The increase of critical heat flux, the reduction of surface temperature, the operation at pressure larger than the atmospheric to avoid the air mixing, and the reduction of surface temperature overshoot at the boiling incipience are fundamental requirements for the development of high-performance cooling systems by the application of boiling phenomena. The present authors found the nucleate boiling of immiscible mixtures to satisfy all of the above requirements [1], however, its knowledge has not been clarified yet. Pool boiling experiments for five immiscible mixtures, FC72/water, Novec649/water, Novec7200/water, FC72/n-Propanol, and FC72/i-Propanol, are performed at atmospheric pressure.

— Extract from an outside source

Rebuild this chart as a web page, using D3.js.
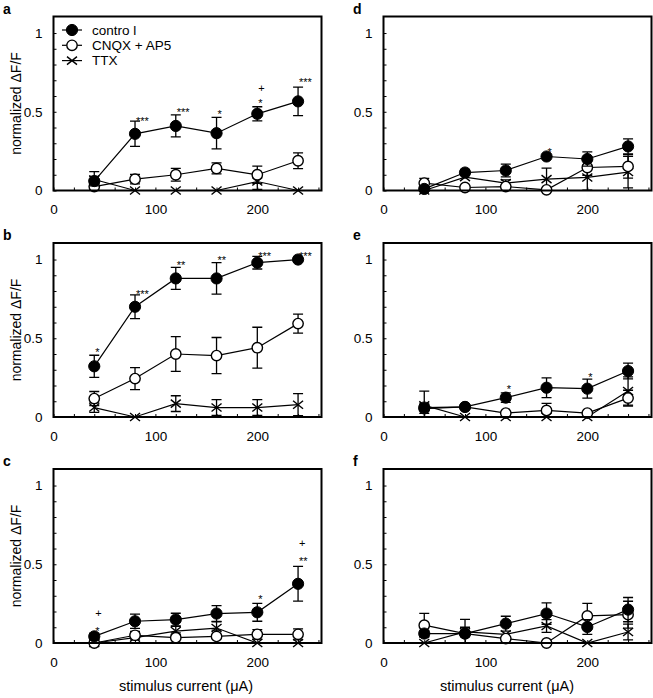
<!DOCTYPE html>
<html><head><meta charset="utf-8">
<script src="https://cdn.jsdelivr.net/npm/d3@7"></script>
<style>
body{margin:0;background:#fff}
text{font-family:"Liberation Sans",Arial,Helvetica,sans-serif;fill:#000}
</style>
</head><body>
<svg id="chart" width="653" height="698"></svg>
<script>
// ---------------- data ----------------
const panels = ["a","b","c","d","e","f"];
const currents = [40, 80, 120, 160, 200, 240];
const seriesNames = ["contro l", "CNQX + AP5", "TTX"];

// rows follow panel order a..f
const controlMean = [
  [0.06, 0.36, 0.41, 0.364, 0.487, 0.566],
  [0.322, 0.70, 0.88, 0.88, 0.98, 1.0],
  [0.042, 0.138, 0.149, 0.187, 0.195, 0.376],
  [0.01, 0.114, 0.127, 0.216, 0.20, 0.28],
  [0.06, 0.064, 0.123, 0.186, 0.18, 0.292],
  [0.06, 0.06, 0.123, 0.187, 0.102, 0.212]
];
const controlErr = [
  [0.03, 0.08, 0.07, 0.10, 0.045, 0.09],
  [0.07, 0.075, 0.07, 0.10, 0.04, 0.0],
  [0.02, 0.045, 0.04, 0.05, 0.057, 0.11],
  [0.01, 0.02, 0.04, 0.0, 0.045, 0.048],
  [0.02, 0.015, 0.03, 0.063, 0.06, 0.05],
  [0.02, 0.02, 0.047, 0.068, 0.047, 0.077]
];
const cnqxMean = [
  [0.025, 0.072, 0.10, 0.14, 0.10, 0.189],
  [0.117, 0.244, 0.40, 0.39, 0.44, 0.593],
  [0.0, 0.049, 0.034, 0.042, 0.055, 0.055],
  [0.047, 0.019, 0.025, 0.004, 0.146, 0.153],
  [0.053, 0.064, 0.025, 0.042, 0.025, 0.12],
  [0.113, 0.06, 0.028, 0.0, 0.172, 0.18]
];
const cnqxErr = [
  [0.02, 0.03, 0.04, 0.035, 0.055, 0.05],
  [0.045, 0.07, 0.11, 0.115, 0.13, 0.06],
  [0.0, 0.025, 0.03, 0.04, 0.03, 0.035],
  [0.03, 0.0, 0.0, 0.0, 0.05, 0.075],
  [0.03, 0.015, 0.0, 0.045, 0.0, 0.05],
  [0.075, 0.09, 0.0, 0.0, 0.08, 0.085]
];
const ttxMean = [
  [0.07, 0.0, 0.0, 0.0, 0.057, 0.0],
  [0.06, 0.0, 0.085, 0.06, 0.06, 0.078],
  [0.0, 0.034, 0.076, 0.095, 0.0, 0.0],
  [0.0, 0.085, 0.047, 0.072, 0.083, 0.117],
  [0.074, 0.0, 0.0, 0.0, 0.0, 0.165],
  [0.0, 0.07, 0.055, 0.108, 0.0, 0.07]
];
const ttxErr = [
  [0.05, 0.0, 0.0, 0.0, 0.05, 0.0],
  [0.03, 0.0, 0.05, 0.05, 0.05, 0.07],
  [0.0, 0.0, 0.03, 0.04, 0.0, 0.0],
  [0.0, 0.0, 0.02, 0.07, 0.08, 0.10],
  [0.09, 0.0, 0.0, 0.0, 0.0, 0.09],
  [0.0, 0.03, 0.0, 0.04, 0.0, 0.05]
];
// significance marks: panel, current, label, level (in ΔF/F units)
const marks = [
  ["a", 80, "***", 0.46], ["a", 120, "***", 0.517], ["a", 160, "*", 0.50],
  ["a", 200, "*", 0.57], ["a", 200, "+", 0.65], ["a", 240, "***", 0.703],
  ["b", 40, "*", 0.43], ["b", 80, "***", 0.80], ["b", 120, "**", 0.98],
  ["b", 160, "**", 1.01], ["b", 200, "***", 1.04], ["b", 240, "***", 1.04],
  ["c", 40, "*", 0.095], ["c", 40, "+", 0.193], ["c", 200, "*", 0.293],
  ["c", 240, "**", 0.537], ["c", 240, "+", 0.633],
  ["d", 160, "*", 0.263],
  ["e", 120, "*", 0.195], ["e", 200, "*", 0.27]
];
const yTickLabels = ["0", "0.5", "1"];
const xTickLabels = ["0", "100", "200"];
const yTitle = "normalized \u0394F/F";
const xTitle = "stimulus current (\u03bcA)";

// ---------------- layout ----------------
const colLeft = [53.5, 383.5];
const rowTop = [16.5, 243, 469];
const W = 268, H = 174;
const svg = d3.select("#chart");

const x = d3.scaleLinear().domain([0, 263]).range([0, W]);
const y = d3.scaleLinear().domain([0, 1.105]).range([H, 0]).clamp(true);

function marker(g, type, cx, cy) {
  if (type === 0) {
    g.append("circle").attr("cx", cx).attr("cy", cy).attr("r", 5.6)
      .attr("fill", "#000").attr("stroke", "#000").attr("stroke-width", 1);
  } else if (type === 1) {
    g.append("circle").attr("cx", cx).attr("cy", cy).attr("r", 5.2)
      .attr("fill", "#fff").attr("stroke", "#000").attr("stroke-width", 1.4);
  } else {
    const hw = 5, hh = 4;
    g.append("path").attr("d",
      `M${cx-hw},${cy-hh}L${cx+hw},${cy+hh}M${cx-hw},${cy+hh}L${cx+hw},${cy-hh}`)
      .attr("stroke", "#000").attr("stroke-width", 1.4).attr("fill", "none");
  }
}

panels.forEach((p, i) => {
  const col = i < 3 ? 0 : 1, row = i % 3;
  const g = svg.append("g").attr("transform", `translate(${colLeft[col]},${rowTop[row]})`);

  // axes (inward ticks)
  const xAxis = d3.axisBottom(x).tickValues(d3.range(0, 261, 20)).tickSize(-3).tickPadding(14)
    .tickFormat(d => (d % 100 === 0 ? xTickLabels[d / 100] : ""));
  const yAxis = d3.axisLeft(y).tickValues(d3.range(0, 11).map(k => k / 10)).tickSize(-3).tickPadding(11)
    .tickFormat(d => (Math.abs(d) < 1e-9 ? yTickLabels[0] : Math.abs(d - 0.5) < 1e-9 ? yTickLabels[1] : Math.abs(d - 1) < 1e-9 ? yTickLabels[2] : ""));
  const gx = g.append("g").attr("transform", `translate(0,${H})`).call(xAxis);
  const gy = g.append("g").call(yAxis);
  [gx, gy].forEach(a => {
    a.select(".domain").remove();
    a.selectAll("line").attr("stroke", "#000").attr("stroke-width", 1);
    a.selectAll("text").attr("font-size", 13.5).attr("font-family", "Liberation Sans, Arial, sans-serif").attr("fill", "#000");
  });

  const means = [controlMean[i], cnqxMean[i], ttxMean[i]];
  const errs = [controlErr[i], cnqxErr[i], ttxErr[i]];
  const line = d3.line().x((d, k) => x(currents[k])).y(d => y(d));

  // draw series: TTX, CNQX, control (control on top)
  [2, 1, 0].forEach(s => {
    const sg = g.append("g");
    sg.append("path").datum(means[s]).attr("d", line)
      .attr("fill", "none").attr("stroke", "#000").attr("stroke-width", 1.2);
    means[s].forEach((m, k) => {
      const e = errs[s][k];
      if (e > 0) {
        const cx = x(currents[k]);
        const y1 = y(m + e), y0 = y(m - e);
        sg.append("path").attr("d",
          `M${cx},${y0}L${cx},${y1}M${cx-5},${y1}L${cx+5},${y1}` + (m - e > 0 ? `M${cx-5},${y0}L${cx+5},${y0}` : ""))
          .attr("stroke", "#000").attr("stroke-width", 1.3).attr("fill", "none");
      }
    });
    means[s].forEach((m, k) => marker(sg, s, x(currents[k]), y(m)));
  });

  // significance marks
  marks.filter(m => m[0] === p).forEach(m => {
    const off = m[2].startsWith("*") ? 6.5 : 4;
    g.append("text").attr("x", x(m[1]) + 1).attr("y", y(m[3]) + off)
      .attr("font-size", 11).attr("text-anchor", "start").text(m[2]);
  });

  // frame
  g.append("rect").attr("width", W).attr("height", H)
    .attr("fill", "none").attr("stroke", "#000").attr("stroke-width", 2);

  // panel letter
  svg.append("text").attr("x", col === 0 ? 3 : 353).attr("y", rowTop[row] - 3)
    .attr("font-size", 14).attr("font-weight", "bold").text(p);

  // y title (left column)
  if (col === 0) {
    svg.append("text").attr("transform", `translate(21,${rowTop[row] + H / 2}) rotate(-90)`)
      .attr("text-anchor", "middle").attr("font-size", 14).text(yTitle);
  }
  // x title (bottom row)
  if (row === 2) {
    svg.append("text").attr("x", col === 0 ? 186 : 507).attr("y", 691)
      .attr("text-anchor", "middle").attr("font-size", 14.5).text(xTitle);
  }

  // legend in panel a
  if (p === "a") {
    const lg = g.append("g");
    [0, 1, 2].forEach(s => {
      const ly = 13.5 + s * 15.3;
      lg.append("line").attr("x1", 8.5).attr("x2", 28.5).attr("y1", ly).attr("y2", ly)
        .attr("stroke", "#000").attr("stroke-width", 1.2);
      marker(lg, s, 18.5, ly);
      lg.append("text").attr("x", 38.5).attr("y", ly).attr("dy", "0.36em")
        .attr("font-size", 13.5).text(seriesNames[s]);
    });
  }
});
</script>
</body></html>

When the thickness of more-volatile liquid with higher density on a horizontal heating surface is very small, a new phenomenon of “intermediate burnout” accompanied by a small jump of surface temperature is observed, and the heat transfer mode is changed from the nucleate boiling of more-volatile liquid with higher density to the natural convection or nucleate boiling of less-volatile liquid of lower density. The heat transfer due to nucleate boiling of lessvolatile liquid is enhanced by the generated vapor of more-volatile component, which results in the reduction of surface temperature. Moreover, CHF is increased by high subcooling of less-volatile liquid compressed by the high vapor partial pressure of more-volatile component. No serious overshoot at the boiling incipience is observed if the more-volatile liquid with higher density is contacting the horizontal heating surface before heating. This trend is especially important for e.g. the cooling of inverters for electric vehicles with a large heat generation during the acceleration.